═════ INFORMATION SHOWN

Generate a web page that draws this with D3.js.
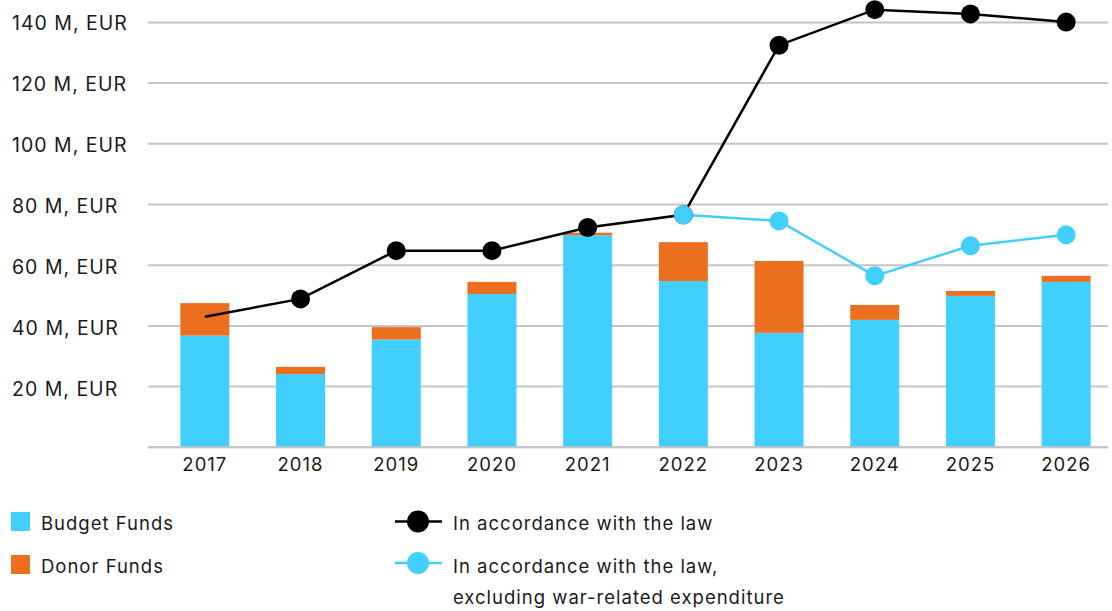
<!DOCTYPE html>
<html>
<head>
<meta charset="utf-8">
<script src="https://cdn.jsdelivr.net/npm/d3@7"></script>
<style>
  body { margin: 0; background: #fff; }
  svg text { font-family: Inter, "Noto Sans", sans-serif; fill: #1a1a1a; letter-spacing: 1px; }
</style>
</head>
<body>
<svg width="1112" height="611"></svg>
<script>
// chart data (M EUR)
var years = ["2017", "2018", "2019", "2020", "2021", "2022", "2023", "2024", "2025", "2026"];
var budgetFunds = [36.8, 24.1, 35.5, 50.5, 69.9, 54.8, 37.7, 42.0, 49.9, 54.5];
var donorFunds = [10.7, 2.4, 4.1, 4.0, 0.8, 12.8, 23.7, 4.9, 1.6, 2.0];
var lawTotal = [43.0, 48.9, 64.8, 64.8, 72.4, 76.6, 132.5, 144.2, 142.8, 140.1];
var lawNoWar = [null, null, null, null, null, 76.6, 74.6, 56.5, 66.4, 70.0];
var yTicks = [20, 40, 60, 80, 100, 120, 140];

var blue = "#41cfff", orange = "#ec6e1f";

var svg = d3.select("svg");

var x = d3.scaleBand()
    .domain(years)
    .range([157, 1114])
    .paddingInner(0.488)
    .paddingOuter(0.244);

var y = d3.scaleLinear()
    .domain([0, 140])
    .range([447.3, 22.4]);

// gridlines
svg.append("g").selectAll("line")
    .data([0].concat(yTicks))
  .enter().append("line")
    .attr("x1", 148).attr("x2", 1108)
    .attr("y1", function(d) { return y(d); })
    .attr("y2", function(d) { return y(d); })
    .attr("stroke", "#c4c4c4")
    .attr("stroke-width", 2);

// y labels
svg.append("g").selectAll("text")
    .data(yTicks)
  .enter().append("text")
    .attr("x", 12)
    .attr("y", function(d) { return y(d) + 2 + (140 - d) * 0.02; })
    .attr("dominant-baseline", "middle")
    .style("font-size", "19.5px")
    .text(function(d) { return d + " M, EUR"; });

// stacked bars
var rows = years.map(function(yr, i) {
  return { year: yr, budget: budgetFunds[i], donor: donorFunds[i] };
});
var stack = d3.stack().keys(["budget", "donor"]);
var colors = { budget: blue, donor: orange };

svg.append("g").selectAll("g")
    .data(stack(rows))
  .enter().append("g")
    .attr("fill", function(d) { return colors[d.key]; })
  .selectAll("rect")
    .data(function(d) { return d; })
  .enter().append("rect")
    .attr("x", function(d) { return x(d.data.year); })
    .attr("width", x.bandwidth())
    .attr("y", function(d) { return y(d[1]); })
    .attr("height", function(d) { return y(d[0]) - y(d[1]); });

// baseline over bars
svg.append("line")
    .attr("x1", 148).attr("x2", 1108)
    .attr("y1", y(0)).attr("y2", y(0))
    .attr("stroke", "#c4c4c4")
    .attr("stroke-width", 2);

// x labels
svg.append("g").selectAll("text")
    .data(years)
  .enter().append("text")
    .attr("x", function(d) { return x(d) + x.bandwidth() / 2; })
    .attr("y", 466)
    .attr("text-anchor", "middle")
    .attr("dominant-baseline", "middle")
    .style("font-size", "18.5px")
    .text(function(d) { return d; });

var cx = function(i) { return x(years[i]) + x.bandwidth() / 2; };

var line = d3.line()
    .defined(function(d) { return d != null; })
    .x(function(d, i) { return cx(i); })
    .y(function(d) { return y(d); });

// black line
svg.append("path")
    .datum(lawTotal)
    .attr("d", line)
    .attr("fill", "none")
    .attr("stroke", "#000")
    .attr("stroke-width", 2.5);

// blue line
svg.append("path")
    .datum(lawNoWar)
    .attr("d", line)
    .attr("fill", "none")
    .attr("stroke", blue)
    .attr("stroke-width", 2.5);

// markers (first point of black line has none)
svg.append("g").selectAll("circle")
    .data(lawTotal.map(function(v, i) { return { v: v, i: i }; }).filter(function(d) { return d.i > 0; }))
  .enter().append("circle")
    .attr("cx", function(d) { return cx(d.i); })
    .attr("cy", function(d) { return y(d.v); })
    .attr("r", 9.5)
    .attr("fill", "#000");

svg.append("g").selectAll("circle")
    .data(lawNoWar.map(function(v, i) { return { v: v, i: i }; }).filter(function(d) { return d.v != null; }))
  .enter().append("circle")
    .attr("cx", function(d) { return cx(d.i); })
    .attr("cy", function(d) { return y(d.v); })
    .attr("r", 9.5)
    .attr("fill", blue);

// legend
var legend = svg.append("g");
legend.append("rect").attr("x", 11).attr("y", 512).attr("width", 19).attr("height", 19).attr("fill", blue);
legend.append("text").attr("x", 41).attr("y", 525).attr("dominant-baseline", "middle")
    .style("font-size", "18.5px").text("Budget Funds");
legend.append("rect").attr("x", 11).attr("y", 555).attr("width", 19).attr("height", 19).attr("fill", orange);
legend.append("text").attr("x", 41).attr("y", 568).attr("dominant-baseline", "middle")
    .style("font-size", "18.5px").text("Donor Funds");

legend.append("line").attr("x1", 395).attr("x2", 442).attr("y1", 521.5).attr("y2", 521.5)
    .attr("stroke", "#000").attr("stroke-width", 2.5);
legend.append("circle").attr("cx", 418).attr("cy", 521.5).attr("r", 11).attr("fill", "#000");
legend.append("text").attr("x", 453).attr("y", 525).attr("dominant-baseline", "middle")
    .style("font-size", "18.5px").text("In accordance with the law");

legend.append("line").attr("x1", 395).attr("x2", 442).attr("y1", 563).attr("y2", 563)
    .attr("stroke", blue).attr("stroke-width", 2.5);
legend.append("circle").attr("cx", 418).attr("cy", 563).attr("r", 11).attr("fill", blue);
legend.append("text").attr("x", 453).attr("y", 568).attr("dominant-baseline", "middle")
    .style("font-size", "18.5px").text("In accordance with the law,");
legend.append("text").attr("x", 453).attr("y", 599).attr("dominant-baseline", "middle")
    .style("font-size", "18.5px").text("excluding war-related expenditure");
</script>
</body>
</html>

══════════

Starting with the first line of the data above and ending with the line containing "y(d[0]) - y(d[1]);", please restate every line exactly, leaving images out.

— THE RESULT —
Generate a web page that draws this with D3.js.
<!DOCTYPE html>
<html>
<head>
<meta charset="utf-8">
<script src="https://cdn.jsdelivr.net/npm/d3@7"></script>
<style>
  body { margin: 0; background: #fff; }
  svg text { font-family: Inter, "Noto Sans", sans-serif; fill: #1a1a1a; letter-spacing: 1px; }
</style>
</head>
<body>
<svg width="1112" height="611"></svg>
<script>
// chart data (M EUR)
var years = ["2017", "2018", "2019", "2020", "2021", "2022", "2023", "2024", "2025", "2026"];
var budgetFunds = [36.8, 24.1, 35.5, 50.5, 69.9, 54.8, 37.7, 42.0, 49.9, 54.5];
var donorFunds = [10.7, 2.4, 4.1, 4.0, 0.8, 12.8, 23.7, 4.9, 1.6, 2.0];
var lawTotal = [43.0, 48.9, 64.8, 64.8, 72.4, 76.6, 132.5, 144.2, 142.8, 140.1];
var lawNoWar = [null, null, null, null, null, 76.6, 74.6, 56.5, 66.4, 70.0];
var yTicks = [20, 40, 60, 80, 100, 120, 140];

var blue = "#41cfff", orange = "#ec6e1f";

var svg = d3.select("svg");

var x = d3.scaleBand()
    .domain(years)
    .range([157, 1114])
    .paddingInner(0.488)
    .paddingOuter(0.244);

var y = d3.scaleLinear()
    .domain([0, 140])
    .range([447.3, 22.4]);

// gridlines
svg.append("g").selectAll("line")
    .data([0].concat(yTicks))
  .enter().append("line")
    .attr("x1", 148).attr("x2", 1108)
    .attr("y1", function(d) { return y(d); })
    .attr("y2", function(d) { return y(d); })
    .attr("stroke", "#c4c4c4")
    .attr("stroke-width", 2);

// y labels
svg.append("g").selectAll("text")
    .data(yTicks)
  .enter().append("text")
    .attr("x", 12)
    .attr("y", function(d) { return y(d) + 2 + (140 - d) * 0.02; })
    .attr("dominant-baseline", "middle")
    .style("font-size", "19.5px")
    .text(function(d) { return d + " M, EUR"; });

// stacked bars
var rows = years.map(function(yr, i) {
  return { year: yr, budget: budgetFunds[i], donor: donorFunds[i] };
});
var stack = d3.stack().keys(["budget", "donor"]);
var colors = { budget: blue, donor: orange };

svg.append("g").selectAll("g")
    .data(stack(rows))
  .enter().append("g")
    .attr("fill", function(d) { return colors[d.key]; })
  .selectAll("rect")
    .data(function(d) { return d; })
  .enter().append("rect")
    .attr("x", function(d) { return x(d.data.year); })
    .attr("width", x.bandwidth())
    .attr("y", function(d) { return y(d[1]); })
    .attr("height", function(d) { return y(d[0]) - y(d[1]); });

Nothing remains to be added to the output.